TASK =>
Reproduce the records that follow in full, excluding any picture they contain.

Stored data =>
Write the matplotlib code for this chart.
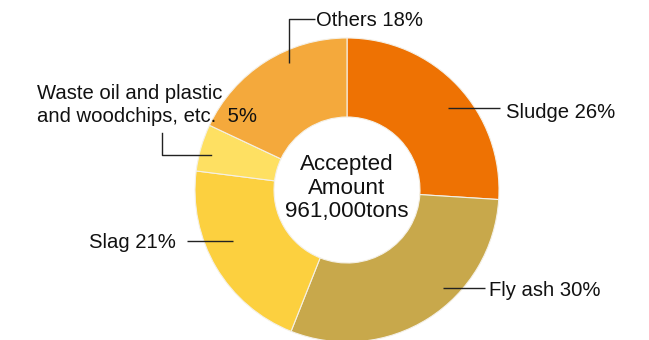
import matplotlib.pyplot as plt

# Breakdown of accepted amount by waste type
categories = ["Sludge", "Fly ash", "Slag", "Waste oil and plastic\nand woodchips, etc. ", "Others"]
shares = [26, 30, 21, 5, 18]
colors = ["#EE7203", "#C8A84B", "#FCD03F", "#FEE062", "#F4A93C"]
total_label = "Accepted\nAmount\n961,000tons"

plt.rcParams['font.family'] = ['Liberation Sans', 'DejaVu Sans']

W, H = 649, 340
fig = plt.figure(figsize=(W / 100, H / 100), dpi=100)
ax = fig.add_axes([0, 0, 1, 1])

# pixel-style coordinates, y measured from top
cx, cy = 347, 190
r_out, r_in = 152, 73

ax.pie(shares, colors=colors, startangle=90, counterclock=False,
       center=(cx, H - cy), radius=r_out,
       wedgeprops=dict(width=r_out - r_in, edgecolor="#f4f0e6", linewidth=0.8))

ax.set_xlim(0, W)
ax.set_ylim(0, H)
ax.set_aspect("equal")
ax.axis("off")

ax.text(cx, H - 188, total_label, ha="center", va="center",
        fontsize=16.1, linespacing=1.14, color="#111111")

fs = 14.6
lc = "#222222"

def label(text, xy_text, path, ha="left"):
    xs = [p[0] for p in path]
    ys = [H - p[1] for p in path]
    ax.plot(xs, ys, color=lc, lw=1.0, solid_capstyle="butt")
    ax.text(xy_text[0], H - xy_text[1], text, ha=ha, va="center",
            fontsize=fs, color="#111111")

label(f"{categories[0]} {shares[0]}%", (506, 112), [(448, 108), (500, 108)])
label(f"{categories[1]} {shares[1]}%", (489, 291), [(443, 288), (485, 288)])
label(f"{categories[2]} {shares[2]}%", (176, 242), [(187, 241), (233, 241)], ha="right")
label(f"{categories[4]} {shares[4]}%", (316, 20), [(289, 63), (289, 19), (315, 19)])

ax.plot([162, 162, 211], [H - 133, H - 155, H - 155], color=lc, lw=1.0)
ax.text(37, H - 105, f"{categories[3]} {shares[3]}%", ha="left", va="center",
        fontsize=fs, color="#111111", linespacing=1.3)

fig.savefig("out.png", dpi=100)
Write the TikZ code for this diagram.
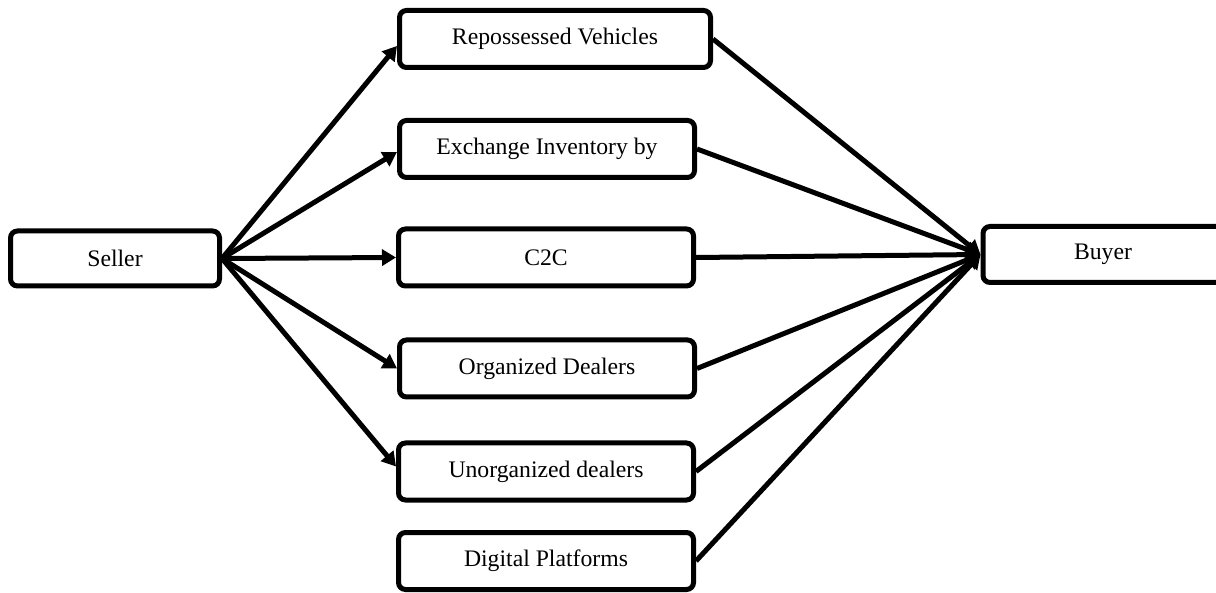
\documentclass[tikz,border=0pt]{standalone}
\usepackage{fontspec}
\setmainfont{Liberation Serif}
\usepackage{xcolor}
\colorlet{colBox}{white}
\colorlet{colBoxLine}{black}
\usepackage{tikz}
\usetikzlibrary{arrows.meta}

\begin{document}
\begin{tikzpicture}[x=1pt, y=-1pt,
		chanBox/.style={draw=colBoxLine, fill=colBox, line width=5pt, rounded corners=7pt, minimum width=295pt, minimum height=57pt, inner sep=0pt, font=\fontsize{23.7}{28}\selectfont},
		flowArrow/.style={draw=colBoxLine, line width=5pt, -{Triangle[length=14pt, width=16pt]}}]
				\useasboundingbox (0,0) rectangle (1216,593);
				\node[chanBox, minimum width=209pt, minimum height=55pt] (seller) at (115,258.5) {Seller};
				\node[chanBox, minimum width=240pt, minimum height=56pt] (buyer) at (1103,254.5) {Buyer};
				\node[chanBox, minimum width=311pt] (repo) at (555,39) {Repossessed Vehicles};
				\node[chanBox] (exch) at (547,149) {Exchange Inventory by};
				\node[chanBox] (ctoc) at (546,257.5) {C2C};
				\node[chanBox] (orgd) at (547,368.5) {Organized Dealers};
				\node[chanBox] (unorg) at (546,471.5) {Unorganized dealers};
				\node[chanBox] (digi) at (546,561) {Digital Platforms};
				\draw[flowArrow] (seller.east) -- ([yshift=-7pt]repo.west);
				\draw[flowArrow] (seller.east) -- ([yshift=-3pt]exch.west);
				\draw[flowArrow] (seller.east) -- (ctoc.west);
				\draw[flowArrow] (seller.east) -- (orgd.west);
				\draw[flowArrow] (seller.east) -- ([yshift=5pt]unorg.west);
				\foreach \src in {repo, exch, ctoc, orgd, unorg, digi}
					\draw[flowArrow] (\src.east) -- (buyer.west);
			\end{tikzpicture}
\end{document}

TASK ANSWER =>
Write the matplotlib code for this chart.
import matplotlib.pyplot as plt

# Breakdown of accepted amount by waste type
categories = ["Sludge", "Fly ash", "Slag", "Waste oil and plastic\nand woodchips, etc. ", "Others"]
shares = [26, 30, 21, 5, 18]
colors = ["#EE7203", "#C8A84B", "#FCD03F", "#FEE062", "#F4A93C"]
total_label = "Accepted\nAmount\n961,000tons"

plt.rcParams['font.family'] = ['Liberation Sans', 'DejaVu Sans']

W, H = 649, 340
fig = plt.figure(figsize=(W / 100, H / 100), dpi=100)
ax = fig.add_axes([0, 0, 1, 1])

# pixel-style coordinates, y measured from top
cx, cy = 347, 190
r_out, r_in = 152, 73

ax.pie(shares, colors=colors, startangle=90, counterclock=False,
       center=(cx, H - cy), radius=r_out,
       wedgeprops=dict(width=r_out - r_in, edgecolor="#f4f0e6", linewidth=0.8))

ax.set_xlim(0, W)
ax.set_ylim(0, H)
ax.set_aspect("equal")
ax.axis("off")

ax.text(cx, H - 188, total_label, ha="center", va="center",
        fontsize=16.1, linespacing=1.14, color="#111111")

fs = 14.6
lc = "#222222"

def label(text, xy_text, path, ha="left"):
    xs = [p[0] for p in path]
    ys = [H - p[1] for p in path]
    ax.plot(xs, ys, color=lc, lw=1.0, solid_capstyle="butt")
    ax.text(xy_text[0], H - xy_text[1], text, ha=ha, va="center",
            fontsize=fs, color="#111111")

label(f"{categories[0]} {shares[0]}%", (506, 112), [(448, 108), (500, 108)])
label(f"{categories[1]} {shares[1]}%", (489, 291), [(443, 288), (485, 288)])
label(f"{categories[2]} {shares[2]}%", (176, 242), [(187, 241), (233, 241)], ha="right")
label(f"{categories[4]} {shares[4]}%", (316, 20), [(289, 63), (289, 19), (315, 19)])

ax.plot([162, 162, 211], [H - 133, H - 155, H - 155], color=lc, lw=1.0)
ax.text(37, H - 105, f"{categories[3]} {shares[3]}%", ha="left", va="center",
        fontsize=fs, color="#111111", linespacing=1.3)

fig.savefig("out.png", dpi=100)
Write the TikZ code for this diagram.
\documentclass[tikz,border=0pt]{standalone}
\usepackage{fontspec}
\setmainfont{Liberation Serif}
\usepackage{xcolor}
\colorlet{colBox}{white}
\colorlet{colBoxLine}{black}
\usepackage{tikz}
\usetikzlibrary{arrows.meta}

\begin{document}
\begin{tikzpicture}[x=1pt, y=-1pt,
		chanBox/.style={draw=colBoxLine, fill=colBox, line width=5pt, rounded corners=7pt, minimum width=295pt, minimum height=57pt, inner sep=0pt, font=\fontsize{23.7}{28}\selectfont},
		flowArrow/.style={draw=colBoxLine, line width=5pt, -{Triangle[length=14pt, width=16pt]}}]
				\useasboundingbox (0,0) rectangle (1216,593);
				\node[chanBox, minimum width=209pt, minimum height=55pt] (seller) at (115,258.5) {Seller};
				\node[chanBox, minimum width=240pt, minimum height=56pt] (buyer) at (1103,254.5) {Buyer};
				\node[chanBox, minimum width=311pt] (repo) at (555,39) {Repossessed Vehicles};
				\node[chanBox] (exch) at (547,149) {Exchange Inventory by};
				\node[chanBox] (ctoc) at (546,257.5) {C2C};
				\node[chanBox] (orgd) at (547,368.5) {Organized Dealers};
				\node[chanBox] (unorg) at (546,471.5) {Unorganized dealers};
				\node[chanBox] (digi) at (546,561) {Digital Platforms};
				\draw[flowArrow] (seller.east) -- ([yshift=-7pt]repo.west);
				\draw[flowArrow] (seller.east) -- ([yshift=-3pt]exch.west);
				\draw[flowArrow] (seller.east) -- (ctoc.west);
				\draw[flowArrow] (seller.east) -- (orgd.west);
				\draw[flowArrow] (seller.east) -- ([yshift=5pt]unorg.west);
				\foreach \src in {repo, exch, ctoc, orgd, unorg, digi}
					\draw[flowArrow] (\src.east) -- (buyer.west);
			\end{tikzpicture}
\end{document}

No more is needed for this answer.